Reputation: 691
I would like to do text search in a JSON object in a table.
I have a table called Audio that is structured like below:
id| keyword | transcript | user_id | company_id | client_id
-----------------------------------------------------------
This is the JSON data structure of transcript
:
{"transcript": [
{"duration": 2390.0,
"interval": [140.0, 2530.0],
"speaker": "Speaker_2",
"words": [
{"p": 0, "s": 0, "e": 320, "c": 0.545, "w": "This"},
{"p": 1, "s": 320, "e": 620, "c": 0.825, "w": "call"},
{"p": 2, "s": 620, "e": 780, "c": 0.909, "w": "is"},
{"p": 3, "s": 780, "e": 1010, "c": 0.853, "w": "being"},
{"p": 4, "s": 1010, "e": 1250, "c": 0.814, "w": "recorded"}
]
},
{"duration": 4360.0,
"interval": [3280.0, 7640.0],
"speaker": "Speaker_1",
"words": [
{"p": 5, "s": 5000, "e": 5020, "c": 0.079, "w": "as"},
{"p": 6, "s": 5020, "e": 5100, "c": 0.238, "w": "a"},
{"p": 7, "s": 5100, "e": 5409, "c": 0.689, "w": "group"},
{"p": 8, "s": 5410, "e": 5590, "c": 0.802, "w": "called"},
{"p": 9, "s": 5590, "e": 5870, "c": 0.834, "w": "tricks"}
]
},
...
}
What I am trying to do is to do a text search in the "w" field within "words". This is the query that I tried to run:
WITH info_data AS (
SELECT transcript_info->'words' AS info
FROM Audio t, json_array_elements(transcript->'transcript') AS transcript_info)

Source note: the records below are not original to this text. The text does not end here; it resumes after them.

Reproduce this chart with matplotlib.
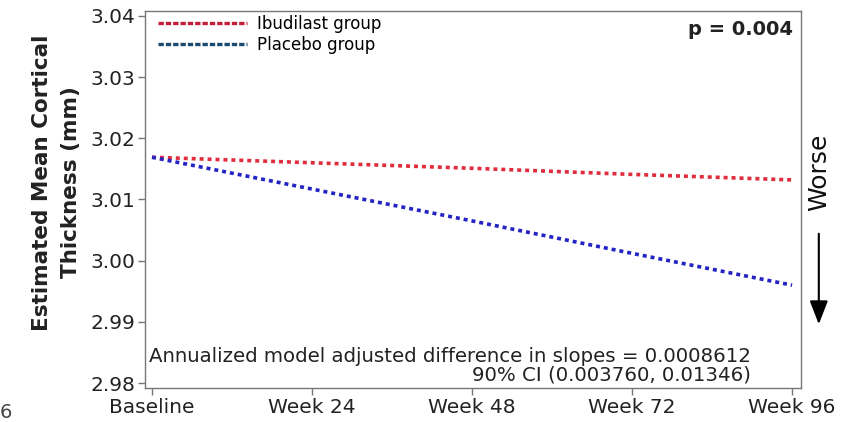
import matplotlib.pyplot as plt
from matplotlib.lines import Line2D
from matplotlib.patches import FancyArrowPatch

plt.rcParams['font.family'] = ['DejaVu Sans']

# data
weeks = [0, 24, 48, 72, 96]
week_labels = ['Baseline', 'Week 24', 'Week 48', 'Week 72', 'Week 96']
ibudilast = [3.0169, 3.0160, 3.0151, 3.0141, 3.0132]
placebo = [3.0169, 3.0117, 3.0065, 3.0012, 2.9960]
y_ticks = [2.98, 2.99, 3.00, 3.01, 3.02, 3.03, 3.04]

fig = plt.figure(figsize=(8.61, 4.22), dpi=100)
ax = fig.add_axes([0.1684, 0.0806, 0.7616, 0.8934])

dots = (0, (1.1, 1.1))
ax.plot(weeks, ibudilast, color='#e02c3c', lw=2.6, linestyle=dots)
ax.plot(weeks, placebo, color='#2424c4', lw=2.6, linestyle=dots)

ax.set_xlim(-1.05, 97.3)
ax.set_ylim(2.9792, 3.0408)
ax.set_xticks(weeks)
ax.set_xticklabels(week_labels)
ax.set_yticks(y_ticks)
ax.set_yticklabels([f'{v:.2f}' for v in y_ticks])
ax.tick_params(labelsize=14.5, color='#777777', length=5, width=1, pad=2, labelcolor='#222222')
for s in ax.spines.values():
    s.set_color('#777777')
    s.set_linewidth(1)

ax.set_ylabel('Estimated Mean Cortical\nThickness (mm)', fontsize=15.5, fontweight='bold',
              color='#222222', linespacing=1.55)
ax.yaxis.set_label_coords(-0.098, 0.545)

# legend
handles = [Line2D([], [], color='#c41e3a', lw=2.4, linestyle=(0, (1.6, 0.6))),
           Line2D([], [], color='#1b4a72', lw=2.4, linestyle=(0, (1.6, 0.6)))]
ax.legend(handles, ['Ibudilast group', 'Placebo group'], loc='upper left', frameon=False,
          fontsize=12, handlelength=5.3, handletextpad=0.6, borderaxespad=0.0,
          labelspacing=0.22, bbox_to_anchor=(0.01, 1.008))

ax.text(0.988, 0.975, 'p = 0.004', transform=ax.transAxes, ha='right', va='top',
        fontsize=14, fontweight='bold', color='#222222')
ax.text(0.924, 0.01, 'Annualized model adjusted difference in slopes = 0.0008612\n'
        '90% CI (0.003760, 0.01346)', transform=ax.transAxes, ha='right', va='bottom',
        fontsize=14.2, color='#222222', multialignment='right', linespacing=0.95)

# worse arrow
fig.text(0.951, 1 - 172 / 422, 'Worse', rotation=90, ha='center', va='center', fontsize=18, color='#111111')
fig.patches.append(FancyArrowPatch(
    (0.951, 1 - 231 / 422), (0.951, 1 - 327 / 422), transform=fig.transFigure,
    arrowstyle='-|>,head_length=0.9,head_width=0.35', mutation_scale=16, color='black', lw=1.5))

fig.text(0.0, 0.0, '6', fontsize=14, color='#444444', ha='left', va='bottom')

fig.savefig('out.png', dpi=100)
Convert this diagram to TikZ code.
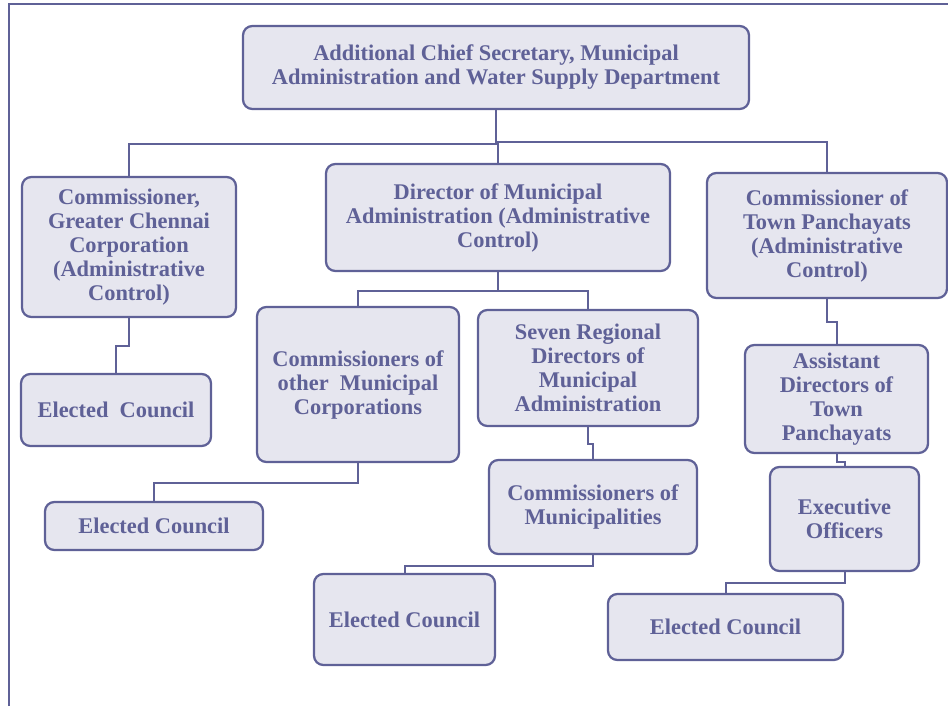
\documentclass[tikz,border=0pt]{standalone}
\usepackage{fontspec}
\setmainfont{Liberation Serif}
\usepackage{tikz}
\usetikzlibrary{positioning, calc}

\definecolor{orgline}{HTML}{5F6197}
\definecolor{orgfill}{HTML}{E6E6EF}

\begin{document}
\begin{tikzpicture}[
    x=0.75pt, y=-0.75pt,
    font=\fontsize{16.8}{18}\selectfont\bfseries,
    orgbox/.style={
      draw=orgline,
      fill=orgfill,
      text=orgline,
      line width=1.7pt,
      rounded corners=7pt,
      align=center,
      inner sep=0pt
    },
    link/.style={draw=orgline, line width=1.5pt}
]
\useasboundingbox (0,0) rectangle (948,706);

% frame
\draw[orgline, line width=1.1pt] (9,706) -- (9,4) -- (948,4);

% level 1
\node[orgbox, minimum width=379.5pt, minimum height=62.25pt] (acs) at (496,67.5)
  {Additional Chief Secretary, Municipal\\Administration and Water Supply Department};

% level 2
\node[orgbox, minimum width=160.5pt, minimum height=105pt] (gcc) at (129,247)
  {Commissioner,\\Greater Chennai\\Corporation\\(Administrative\\Control)};
\node[orgbox, minimum width=258pt, minimum height=80.25pt] (dma) at (498,217.5)
  {Director of Municipal\\Administration (Administrative\\Control)};
\node[orgbox, minimum width=180pt, minimum height=93.75pt] (ctp) at (827,235.5)
  {Commissioner of\\Town Panchayats\\(Administrative\\Control)};

% level 3
\node[orgbox, minimum width=142.5pt, minimum height=54pt] (ec1) at (116,410)
  {Elected\ \ Council};
\node[orgbox, minimum width=151.5pt, minimum height=116.25pt] (omc) at (358,384.5)
  {Commissioners of\\other\ \ Municipal\\Corporations};
\node[orgbox, minimum width=165pt, minimum height=87pt] (srd) at (588,368)
  {Seven Regional\\Directors of\\Municipal\\Administration};
\node[orgbox, minimum width=137.25pt, minimum height=81pt] (adtp) at (836.5,399)
  {Assistant\\Directors of\\Town\\Panchayats};

% level 4
\node[orgbox, minimum width=163.5pt, minimum height=36pt] (ec2) at (154,526)
  {Elected Council};
\node[orgbox, minimum width=156pt, minimum height=70.5pt] (cm) at (593,507)
  {Commissioners of\\Municipalities};
\node[orgbox, minimum width=111.75pt, minimum height=78pt] (eo) at (844.5,519)
  {Executive\\Officers};

% level 5
\node[orgbox, minimum width=135.75pt, minimum height=68.25pt] (ec3) at (404.5,619.5)
  {Elected Council};
\node[orgbox, minimum width=176.25pt, minimum height=49.5pt] (ec4) at (725.5,627)
  {Elected Council};

% connectors
\draw[link] (acs.south) -- ++(0,34) -| (gcc.north);
\draw[link] (acs.south) -- ++(0,32) -| (ctp.north);
\draw[link] (acs.south) -- ++(0,32) -| (dma.north);
\draw[link] (gcc.south) -- ++(0,28) -| (ec1.north);
\draw[link] (dma.south) -- ++(0,19) -| (omc.north);
\draw[link] (dma.south) -- ++(0,19) -| (srd.north);
\draw[link] (omc.south) -- ++(0,20) -| (ec2.north);
\draw[link] (srd.south) -- ++(0,17) -| (cm.north);
\draw[link] (cm.south) -- ++(0,11) -| (ec3.north);
\draw[link] (ctp.south) -- ++(0,23) -| (adtp.north);
\draw[link] (adtp.south) -- ++(0,8) -| (eo.north);
\draw[link] (eo.south) -- ++(0,11) -| (ec4.north);
\end{tikzpicture}
\end{document}
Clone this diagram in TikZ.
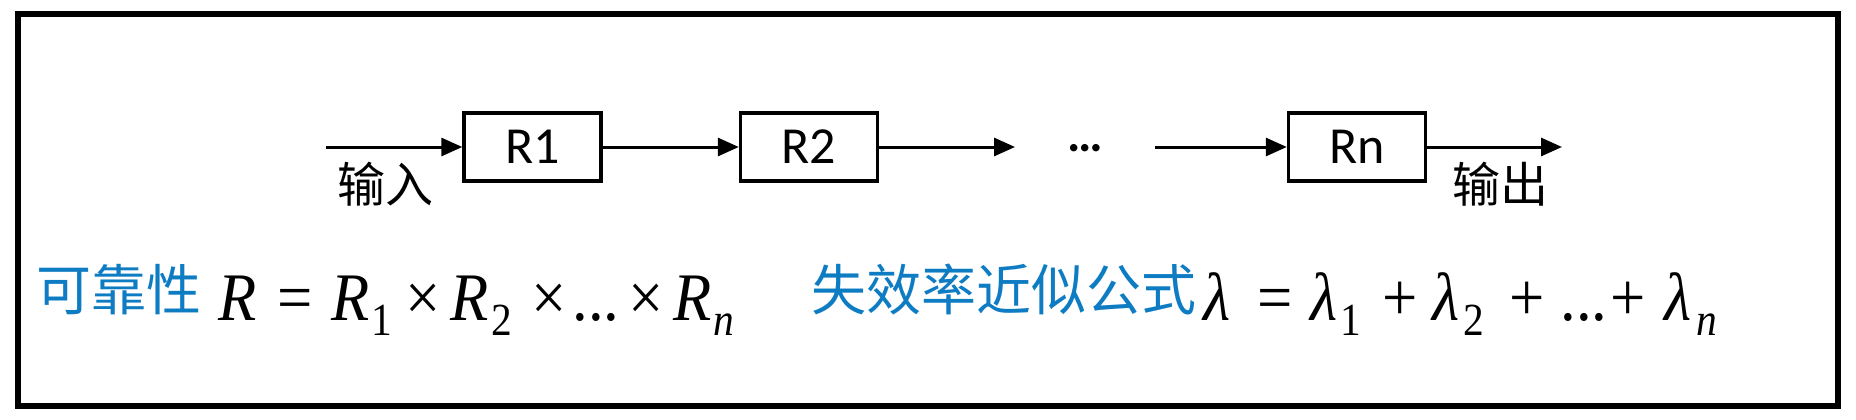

SELECT info_item->>'w', id
FROM Audio, info_data idata, json_array_elements(idata.info) AS info_item
WHERE info_item->>'w' ilike '%this';
Right now I only have four columns with data and the fifth column is null. And there are five columns in total. However, I got the following result where even the column that doesn't have data results an output:
?column? | id
----------+----
This | 2
This | 5
This | 1
This | 3
This | 4
This | 2
This | 5
I would love to know what the problem of my query is and whether there are more efficient way in doing this.
Upvotes: 1
Views: 173
Reputation: 32234
The problem is that you make a cartesian join between table Audio
on the one hand and info_data
and info_item
on the other hand (there is an implicit lateral join between these latter two) here:
FROM Audio, info_data idata, json_array_elements(idata.info) AS info_item
You can solve this by adding Audio.id
to the CTE and then adding WHERE Audio.id = info_data.id
.
It is doubtful that this is the most efficient solution (CTEs rarely are). If you just want to get those rows where the word "this" is a word in the transcript, then you are most likely better off like this:
SELECT DISTINCT id
FROM (
SELECT id, transcript_info->'words' AS info
FROM Audio, json_array_elements(transcript->'transcript') AS transcript_info) AS t,
json_array_elements(info) AS words
WHERE words->>'w' ILIKE 'this';
Note that the %
in the pattern string is very inefficient. Since very few words in the English language other than "this" end with the same, I have taken the liberty of removing it.